More specialist tools are also opening doors to subjects that were traditionally closed off to visually impaired learners: specially designed glasses can enable an art student to look around galleries when they would traditionally have needed to have art described to them, and to paint models and objects that are at a distance. Advanced text-to-speech software can allow physics students to grapple with formulae that would usually have been written by hand, or visualise graphics through advanced Braille embossers. 

This can have a significant impact: a 2017 study by the Royal National Institute of Blind People found that having a degree increases sevenfold the chance of registered blind and partially sighted people being in employment, from 6 per cent to 43 per cent.

However, universities need to match these innovative solutions with the policies, training and resources needed to support these students and create meaningful change in accessibility – and this doesn’t always happen.

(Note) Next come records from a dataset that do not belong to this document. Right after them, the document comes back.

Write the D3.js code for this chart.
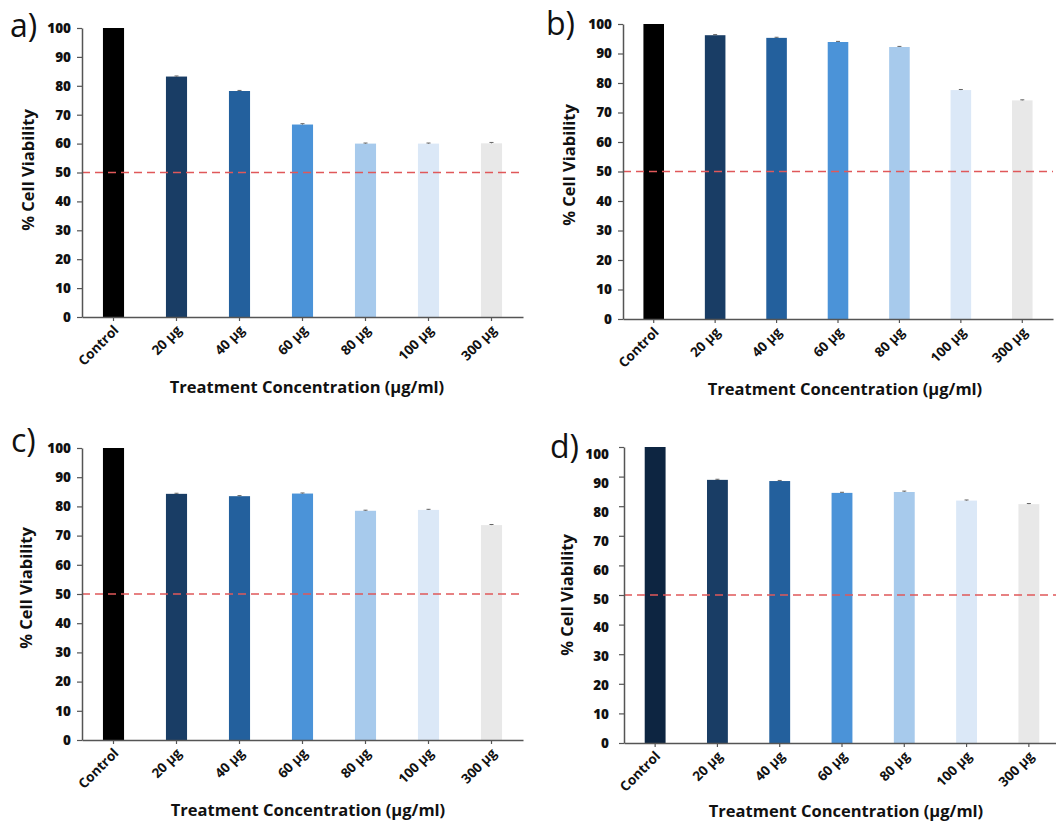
<!DOCTYPE html>
<html>
<head>
<meta charset="utf-8">
<script src="https://cdn.jsdelivr.net/npm/d3@7"></script>
<style>
  html, body { margin: 0; padding: 0; background: #fff; }
  svg { display: block; }
  .tick text { font-family: "Open Sans", Lato, sans-serif; font-weight: 800; fill: #111; }
</style>
</head>
<body>
<svg id="chart" width="1056" height="822"></svg>
<script>
// ---------- data ----------
const categories = ["Control", "20 µg", "40 µg", "60 µg", "80 µg", "100 µg", "300 µg"];
const yTicks = [0, 10, 20, 30, 40, 50, 60, 70, 80, 90, 100];
const valuesA = [100, 83.2, 78.2, 66.6, 60.0, 60.0, 60.1];
const valuesB = [100, 96.2, 95.3, 93.9, 92.2, 77.6, 74.1];
const valuesC = [100, 84.3, 83.5, 84.4, 78.5, 78.8, 73.6];
const valuesD = [100, 88.9, 88.5, 84.5, 84.8, 81.9, 80.7];
const errA = [0, 0.2, 0.2, 0.3, 0.2, 0.2, 0.3];
const errB = [0, 0.2, 0.2, 0.2, 0.2, 0.2, 0.2];
const errC = [0, 0.2, 0.2, 0.2, 0.2, 0.2, 0.2];
const errD = [0, 0.2, 0.2, 0.2, 0.3, 0.2, 0.2];
const thresholdValue = 50;
const panelLabels = ["a)", "b)", "c)", "d)"];
const colorsABC = ["#000000", "#193d65", "#23609d", "#4b93d8", "#a7caec", "#dbe8f7", "#e8e8e8"];
const colorsD   = ["#0d2541", "#193d65", "#23609d", "#4b93d8", "#a7caec", "#dbe8f7", "#e8e8e8"];
const xTitle = "Treatment Concentration (µg/ml)";
const yTitle = "% Cell Viability";

// ---------- layout ----------
const panels = [
  { label: panelLabels[0], values: valuesA, err: errA, colors: colorsABC,
    ax: 82, axEnd: 523, y0: 317, y100: 28, lab: [10, 37], yt: [28, 170], xt: [307, 393], labShift: 0 },
  { label: panelLabels[1], values: valuesB, err: errB, colors: colorsABC,
    ax: 623, axEnd: 1053, y0: 319, y100: 24, lab: [546, 35], yt: [569, 165], xt: [845, 395], labShift: 0 },
  { label: panelLabels[2], values: valuesC, err: errC, colors: colorsABC,
    ax: 82, axEnd: 523, y0: 740, y100: 448, lab: [11, 452], yt: [26, 588], xt: [308, 816], labShift: 0 },
  { label: panelLabels[3], values: valuesD, err: errD, colors: colorsD,
    ax: 624, axEnd: 1060, y0: 743, y100: 447, lab: [550, 458], yt: [567, 595], xt: [846, 817], labShift: 7.5 }
];

const svg = d3.select("#chart");

panels.forEach(p => {
  const g = svg.append("g");
  const x = d3.scaleBand().domain(categories).range([p.ax, p.axEnd])
    .paddingInner(0.665).paddingOuter(0.3325);
  const y = d3.scaleLinear().domain([0, 100]).range([p.y0, p.y100]);

  // bars
  g.selectAll("rect.bar").data(categories).join("rect")
    .attr("class", "bar")
    .attr("x", d => x(d))
    .attr("width", x.bandwidth())
    .attr("y", (d, i) => y(p.values[i]))
    .attr("height", (d, i) => y(0) - y(p.values[i]))
    .attr("fill", (d, i) => p.colors[i]);

  // error bars
  const eg = g.selectAll("g.err").data(categories).join("g").attr("class", "err");
  eg.append("line")
    .attr("x1", d => x(d) + x.bandwidth() / 2).attr("x2", d => x(d) + x.bandwidth() / 2)
    .attr("y1", (d, i) => y(p.values[i] + p.err[i])).attr("y2", (d, i) => y(p.values[i]))
    .attr("stroke", "#666").attr("stroke-width", 1);
  eg.append("line")
    .attr("x1", d => x(d) + x.bandwidth() / 2 - 2).attr("x2", d => x(d) + x.bandwidth() / 2 + 2)
    .attr("y1", (d, i) => y(p.values[i] + p.err[i])).attr("y2", (d, i) => y(p.values[i] + p.err[i]))
    .attr("stroke", "#666").attr("stroke-width", 1)
    .attr("opacity", (d, i) => p.err[i] > 0 ? 1 : 0);

  // threshold line
  g.append("line")
    .attr("x1", p.ax).attr("x2", p.axEnd)
    .attr("y1", y(thresholdValue)).attr("y2", y(thresholdValue))
    .attr("stroke", "#e0585a").attr("stroke-width", 1.6)
    .attr("stroke-dasharray", "8,5");

  // y axis
  const yAxis = g.append("g").attr("transform", `translate(${p.ax},0)`)
    .call(d3.axisLeft(y).tickValues(yTicks).tickSize(5).tickSizeOuter(0).tickPadding(6));
  yAxis.select(".domain").attr("stroke", "#555").attr("stroke-width", 1.5);
  yAxis.selectAll(".tick line").attr("stroke", "#555").attr("stroke-width", 1.2);
  yAxis.selectAll(".tick text").style("font-size", "13.5px")
    .attr("transform", d => `translate(${p.labShift ? -4 : 0},${p.labShift * d / 100})`);

  // x axis
  const xAxis = g.append("g").attr("transform", `translate(0,${p.y0})`)
    .call(d3.axisBottom(x).tickSize(4).tickSizeOuter(0));
  xAxis.select(".domain").attr("stroke", "#555").attr("stroke-width", 1.5);
  xAxis.selectAll(".tick line").attr("stroke", "#555").attr("stroke-width", 1.2);
  xAxis.selectAll(".tick text")
    .style("font-size", "13.5px").style("font-weight", 700)
    .attr("text-anchor", "end")
    .attr("dy", null).attr("y", 0).attr("x", 0)
    .attr("transform", "translate(6,14) rotate(-45)");

  // panel label
  g.append("text").attr("x", p.lab[0]).attr("y", p.lab[1])
    .style("font-family", "'Open Sans', sans-serif").style("font-size", "32px")
    .attr("fill", "#111").text(p.label);

  // y title
  g.append("text")
    .attr("transform", `translate(${p.yt[0]},${p.yt[1]}) rotate(-90)`)
    .attr("text-anchor", "middle").attr("dy", "0.35em")
    .style("font-family", "'Open Sans', Lato, sans-serif").style("font-weight", 700)
    .style("font-size", "16.5px").attr("fill", "#111").text(yTitle);

  // x title
  g.append("text").attr("x", p.xt[0]).attr("y", p.xt[1])
    .attr("text-anchor", "middle")
    .style("font-family", "'Open Sans', Lato, sans-serif").style("font-weight", 700)
    .style("font-size", "16.5px").attr("fill", "#111").text(xTitle);
});
</script>
</body>
</html>
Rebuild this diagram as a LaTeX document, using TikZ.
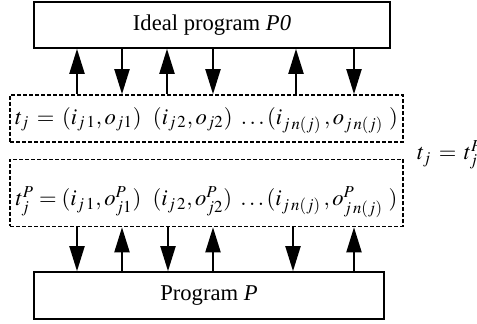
\documentclass[tikz,border=0pt]{standalone}
\usepackage{mathptmx}
\usepackage{fontspec}
\setmainfont{Liberation Serif}
\usetikzlibrary{arrows.meta}

\begin{document}
\begin{tikzpicture}[x=0.5pt, y=-0.5pt, font=\fontsize{11.3}{13}\selectfont,
  progbox/.style={draw, line width=0.8pt, inner sep=0pt},
  tracebox/.style={draw, line width=0.8pt, dash pattern=on 2pt off 1pt, inner sep=1.25pt},
  flow/.style={line width=1pt, -{Triangle[length=12.5pt,width=7.5pt]}}]

\useasboundingbox (0,0) rectangle (477,324);

% Programs (solid boxes)
\node[progbox, minimum width=178pt, minimum height=23pt] (ideal) at (212,25) {Ideal program \textit{P0}};
\node[progbox, minimum width=175pt, minimum height=23.5pt] (prog) at (209,295.5) {Program \textit{P}};

% Traces (dashed boxes)
\node[tracebox, minimum width=196.5pt, minimum height=23.5pt, text height=13.5pt, text depth=7.5pt] (tj) at (206.5,118.5)
  {$t_j \,=\, (i_{j\,1}, o_{j1})\ \ (i_{j\,2}, o_{j2})\ \ldots(i_{j\,n(j)}\,, o_{j\,n(j)}\ )$};
\node[tracebox, minimum width=196.5pt, minimum height=33.5pt, text height=22pt, text depth=9pt] (tjp) at (206.5,193)
  {$t^P_j = (i_{j\,1}, o^P_{j1})\ \ (i_{j\,2}, o^P_{j2})\ \ldots(i_{j\,n(j)}\,, o^P_{j\,n(j)}\ )$};

% Equality of traces
\node[anchor=west] (same) at (410,155) {$t_j \,=\, t^P_j$};

% Inputs and outputs of P0
\foreach \x in {77,167,296}
  \draw[flow] (tj.north -| \x,0) -- (ideal.south -| \x,0);
\foreach \x in {122,213,354}
  \draw[flow] (ideal.south -| \x,0) -- (tj.north -| \x,0);

% Inputs and outputs of P
\foreach \x in {77,168,293}
  \draw[flow] (tjp.south -| \x,0) -- (prog.north -| \x,0);
\foreach \x in {122,213,354}
  \draw[flow] (prog.north -| \x,0) -- (tjp.south -| \x,0);

\end{tikzpicture}
\end{document}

In particular, assistance can be adopted inconsistently across an institution. Despite Ms Watson having a disability learning support plan stating that she needed PowerPoint presentations in advance, handouts in large print and shorter reading lists, she said that some of her tutors were unwilling to make such accommodations.

“I [am] someone who constantly advocates for myself, and [sends] email after email. But a lot of people with access needs don’t have the capacity to do that,” Ms Watson said. “Academia seems to think [it is] exempt from the rules. My experience came down hugely to a tutor-by-tutor basis. A few would go above and beyond and those are the people who got me through university.” 

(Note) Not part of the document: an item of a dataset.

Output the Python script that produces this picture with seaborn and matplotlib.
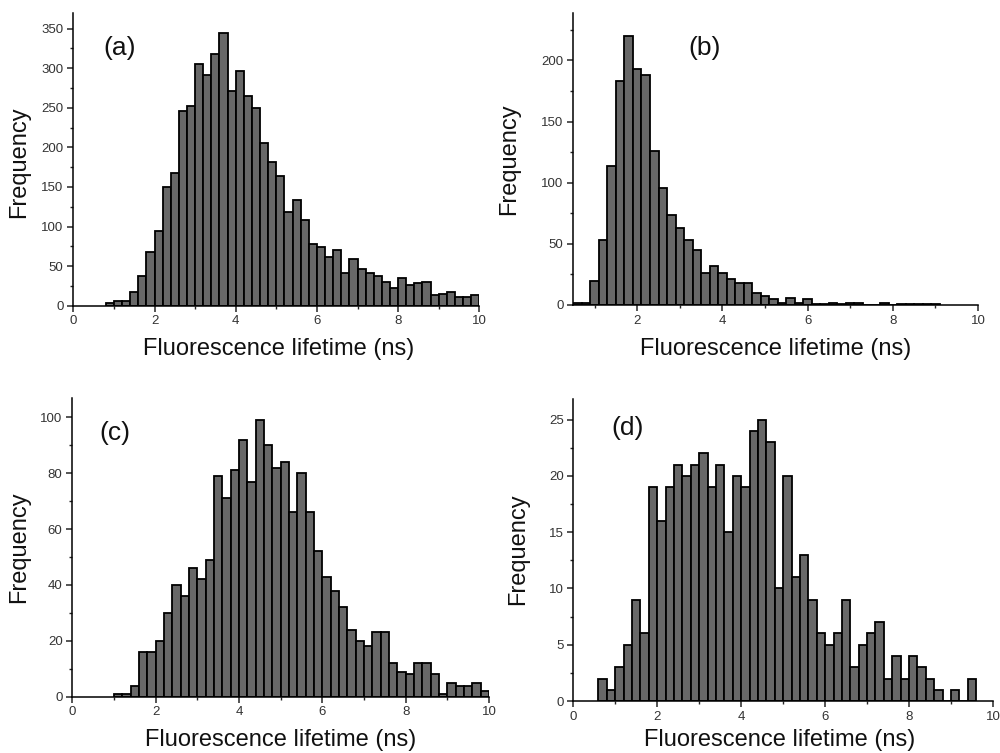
import numpy as np
import pandas as pd
import matplotlib
matplotlib.use("Agg")
import matplotlib.pyplot as plt
from matplotlib.ticker import MultipleLocator
import seaborn as sns

# ---------------- data (counts per 0.2 ns bin) ----------------
bin_width = 0.2

start_a = 0.8
counts_a = [4, 6, 6, 17, 37, 68, 95, 150, 168, 246, 252, 305, 291, 318, 344,
            271, 297, 265, 250, 205, 182, 164, 119, 133, 108, 78, 74, 61, 70,
            41, 59, 46, 41, 37, 30, 23, 35, 26, 29, 30, 13, 15, 17, 11, 11, 14]

start_b = 0.5
counts_b = [2, 2, 20, 53, 114, 183, 220, 193, 188, 126, 96, 74, 63, 53, 45,
            26, 32, 26, 21, 18, 18, 10, 7, 5, 2, 6, 2, 5, 1, 1, 2, 1, 2, 2,
            0, 0, 2, 0, 1, 1, 1, 1, 1]

start_c = 1.0
counts_c = [1, 1, 4, 16, 16, 20, 30, 40, 36, 46, 42, 49, 79, 71, 81, 92, 77,
            99, 90, 82, 84, 66, 80, 66, 52, 43, 38, 32, 24, 20, 18, 23, 23,
            12, 9, 8, 12, 12, 8, 1, 5, 4, 4, 5, 2]

start_d = 0.6
counts_d = [2, 1, 3, 5, 9, 6, 19, 16, 19, 21, 20, 21, 22, 19, 21, 15, 20, 19,
            24, 25, 23, 10, 20, 11, 13, 9, 6, 5, 6, 9, 3, 5, 6, 7, 2, 4, 2, 4,
            3, 2, 1, 0, 1, 0, 2]

panel_labels = ["(a)", "(b)", "(c)", "(d)"]
x_label = "Fluorescence lifetime (ns)"
y_label = "Frequency"

# ---------------- style ----------------
sns.set_style("ticks")
plt.rcParams["font.family"] = ["Liberation Sans", "DejaVu Sans"]

fig = plt.figure(figsize=(10, 7.53), dpi=100)

panels = [
    dict(start=start_a, counts=counts_a, rect=[0.0733, 0.594, 0.406, 0.389],
         xlim=(0, 10), ylim=(0, 370), ymaj=50, ymin=25,
         lab=(0.113, 0.88), ylc=(-0.1067, 0.49), xlc=(0.505, -0.110)),
    dict(start=start_b, counts=counts_b, rect=[0.5733, 0.595, 0.4047, 0.388],
         xlim=(0.5, 10), ylim=(0, 239), ymaj=50, ymin=25,
         lab=(0.325, 0.88), ylc=(-0.1317, 0.5), xlc=(0.500, -0.113)),
    dict(start=start_c, counts=counts_c, rect=[0.0723, 0.0748, 0.4167, 0.397],
         xlim=(0, 10), ylim=(0, 107), ymaj=20, ymin=10,
         lab=(0.102, 0.883), ylc=(-0.1015, 0.5), xlc=(0.501, -0.1065)),
    dict(start=start_d, counts=counts_d, rect=[0.5733, 0.069, 0.4197, 0.4007],
         xlim=(0, 10), ylim=(0, 26.8), ymaj=5, ymin=2.5,
         lab=(0.13, 0.905), ylc=(-0.1055, 0.504), xlc=(0.492, -0.091)),
]

for p, lab in zip(panels, panel_labels):
    ax = fig.add_axes(p["rect"])
    n = len(p["counts"])
    edges = [round(p["start"] + bin_width * i, 3) for i in range(n + 1)]
    centers = [round(e + bin_width / 2, 3) for e in edges[:-1]]
    df = pd.DataFrame({"lifetime": centers, "count": p["counts"]})
    sns.histplot(data=df, x="lifetime", weights="count", bins=edges, ax=ax,
                 color="#686868", edgecolor="black", linewidth=1.3, alpha=1.0)
    ax.set_xlim(*p["xlim"])
    ax.set_ylim(*p["ylim"])
    ax.xaxis.set_major_locator(MultipleLocator(2))
    ax.xaxis.set_minor_locator(MultipleLocator(1))
    ax.yaxis.set_major_locator(MultipleLocator(p["ymaj"]))
    ax.yaxis.set_minor_locator(MultipleLocator(p["ymin"]))
    sns.despine(ax=ax)
    for s in ["left", "bottom"]:
        ax.spines[s].set_linewidth(1.1)
        ax.spines[s].set_color("black")
    ax.tick_params(which="major", direction="out", length=4, width=1.1,
                   labelsize=9.5, labelcolor="#333333", pad=3)
    ax.tick_params(which="minor", direction="out", length=2.5, width=1.0)
    ax.set_xlabel(x_label, fontsize=17, color="#111111")
    ax.set_ylabel(y_label, fontsize=17, color="#111111")
    ax.yaxis.set_label_coords(*p["ylc"])
    ax.xaxis.set_label_coords(*p["xlc"])
    ax.text(p["lab"][0], p["lab"][1], lab, transform=ax.transAxes,
            fontsize=19, ha="center", va="center", color="#111111")

fig.savefig("out.png", dpi=100)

Some institutions are leading the way. Swansea University has a transcription centre that provides all learning materials in accessible formats free of charge to print-disabled students.

For Kirsty Hill, a psychology PhD student with Fraser syndrome, which means she is registered deafblind as well as having other physical disabilities with her hands and breathing, this is a major attraction. She also took her undergraduate and master’s degrees at Swansea.

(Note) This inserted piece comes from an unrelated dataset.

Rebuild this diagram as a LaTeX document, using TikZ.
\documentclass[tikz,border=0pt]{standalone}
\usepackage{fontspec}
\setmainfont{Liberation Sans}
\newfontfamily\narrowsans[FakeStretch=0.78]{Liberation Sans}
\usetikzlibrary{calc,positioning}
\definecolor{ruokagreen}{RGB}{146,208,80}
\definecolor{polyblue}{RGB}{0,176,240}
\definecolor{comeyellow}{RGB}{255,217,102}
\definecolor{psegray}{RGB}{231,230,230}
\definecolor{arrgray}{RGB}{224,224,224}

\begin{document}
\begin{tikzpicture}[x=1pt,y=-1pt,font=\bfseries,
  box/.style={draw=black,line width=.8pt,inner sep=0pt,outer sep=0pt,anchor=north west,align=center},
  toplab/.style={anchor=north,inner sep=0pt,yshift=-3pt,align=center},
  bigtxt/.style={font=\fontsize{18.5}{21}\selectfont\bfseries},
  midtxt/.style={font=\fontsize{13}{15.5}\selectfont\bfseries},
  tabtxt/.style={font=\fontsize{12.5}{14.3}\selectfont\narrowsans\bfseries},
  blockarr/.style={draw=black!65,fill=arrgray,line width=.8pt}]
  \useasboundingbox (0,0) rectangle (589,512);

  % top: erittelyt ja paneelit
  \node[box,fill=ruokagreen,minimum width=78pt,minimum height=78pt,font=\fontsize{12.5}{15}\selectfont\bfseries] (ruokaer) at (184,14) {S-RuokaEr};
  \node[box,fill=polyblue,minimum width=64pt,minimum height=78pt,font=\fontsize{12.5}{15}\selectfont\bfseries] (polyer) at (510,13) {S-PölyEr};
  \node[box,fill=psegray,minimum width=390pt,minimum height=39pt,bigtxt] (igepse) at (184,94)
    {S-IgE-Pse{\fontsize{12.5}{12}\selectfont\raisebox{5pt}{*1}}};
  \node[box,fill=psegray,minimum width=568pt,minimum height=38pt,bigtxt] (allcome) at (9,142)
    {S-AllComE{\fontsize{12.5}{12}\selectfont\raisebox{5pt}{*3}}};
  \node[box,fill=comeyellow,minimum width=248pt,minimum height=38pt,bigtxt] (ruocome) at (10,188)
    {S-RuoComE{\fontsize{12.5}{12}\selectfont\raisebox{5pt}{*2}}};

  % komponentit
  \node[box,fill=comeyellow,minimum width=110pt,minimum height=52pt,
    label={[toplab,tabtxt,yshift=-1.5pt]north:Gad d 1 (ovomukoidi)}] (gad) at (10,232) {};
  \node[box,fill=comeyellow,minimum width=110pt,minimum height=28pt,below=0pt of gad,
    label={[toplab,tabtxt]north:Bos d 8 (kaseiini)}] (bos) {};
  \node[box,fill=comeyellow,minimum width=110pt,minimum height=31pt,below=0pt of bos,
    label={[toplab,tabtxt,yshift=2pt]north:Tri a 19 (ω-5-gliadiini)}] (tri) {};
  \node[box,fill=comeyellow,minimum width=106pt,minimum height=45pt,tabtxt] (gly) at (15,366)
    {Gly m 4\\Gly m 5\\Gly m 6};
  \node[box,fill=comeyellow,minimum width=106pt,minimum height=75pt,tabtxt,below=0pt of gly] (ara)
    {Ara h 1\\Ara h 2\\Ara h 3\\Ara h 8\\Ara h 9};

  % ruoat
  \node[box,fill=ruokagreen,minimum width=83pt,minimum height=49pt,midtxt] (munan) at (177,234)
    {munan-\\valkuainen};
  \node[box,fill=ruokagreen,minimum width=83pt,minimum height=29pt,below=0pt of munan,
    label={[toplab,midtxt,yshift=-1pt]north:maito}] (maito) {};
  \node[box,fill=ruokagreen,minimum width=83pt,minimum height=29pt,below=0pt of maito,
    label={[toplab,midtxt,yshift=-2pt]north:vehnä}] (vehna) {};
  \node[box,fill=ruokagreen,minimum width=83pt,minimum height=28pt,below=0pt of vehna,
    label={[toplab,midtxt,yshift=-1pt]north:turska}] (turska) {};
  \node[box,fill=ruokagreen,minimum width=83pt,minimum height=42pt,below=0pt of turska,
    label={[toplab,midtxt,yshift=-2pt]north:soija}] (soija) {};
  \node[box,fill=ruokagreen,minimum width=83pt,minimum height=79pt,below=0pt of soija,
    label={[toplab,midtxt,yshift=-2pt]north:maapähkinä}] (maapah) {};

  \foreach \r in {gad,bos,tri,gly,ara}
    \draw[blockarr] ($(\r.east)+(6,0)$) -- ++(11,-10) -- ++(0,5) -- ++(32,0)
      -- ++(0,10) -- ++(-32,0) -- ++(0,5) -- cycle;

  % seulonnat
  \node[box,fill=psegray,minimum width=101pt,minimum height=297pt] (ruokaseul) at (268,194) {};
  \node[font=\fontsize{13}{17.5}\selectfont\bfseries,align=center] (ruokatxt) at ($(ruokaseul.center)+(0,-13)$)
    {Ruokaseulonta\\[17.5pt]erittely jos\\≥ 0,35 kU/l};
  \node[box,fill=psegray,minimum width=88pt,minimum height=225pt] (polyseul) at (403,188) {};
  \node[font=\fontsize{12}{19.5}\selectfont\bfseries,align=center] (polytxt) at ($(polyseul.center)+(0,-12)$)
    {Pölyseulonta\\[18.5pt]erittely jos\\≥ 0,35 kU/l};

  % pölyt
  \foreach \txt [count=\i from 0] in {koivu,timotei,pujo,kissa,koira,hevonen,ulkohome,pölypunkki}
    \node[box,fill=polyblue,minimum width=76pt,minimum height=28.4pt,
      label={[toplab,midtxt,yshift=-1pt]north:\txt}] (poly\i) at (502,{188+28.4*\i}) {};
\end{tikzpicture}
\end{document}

“University seemed like a massive jump from both school and college, and I was a bit worried about what kind of support I might be able to get,” Ms Hill said. “Swansea was brought to my attention as somewhere that offered great support.” 

Tina Webber, who manages Swansea’s transcription centre, said that the biggest challenge was adapting the service to disciplines that, without recent technological developments, would have been near-impossible for partially sighted people to study.

“We’re supporting students who are doing theoretical physics or engineering, some of which are still taught in a very traditional way – physics, for instance, where formulae would be developed on a blackboard,” Ms Webber said.

But, she added, some departments and universities still do not consider the implications of taking on a visually impaired student, and the way that courses – and, for example, field trips, computer programs and laboratory experiments – may have to be adapted.

Rather than making exceptions for individual disabled students, universities should strive to make all curricula universally accessible, interviewees said.

“If you install a lift, that means a wheelchair user can use it. It also means that people who break a leg can get into work, or people who have a pram can get in,” Ms Watson said. “And it’s the same concept here. If a class is accessible to one person with a specific need, it’s accessible to everyone.”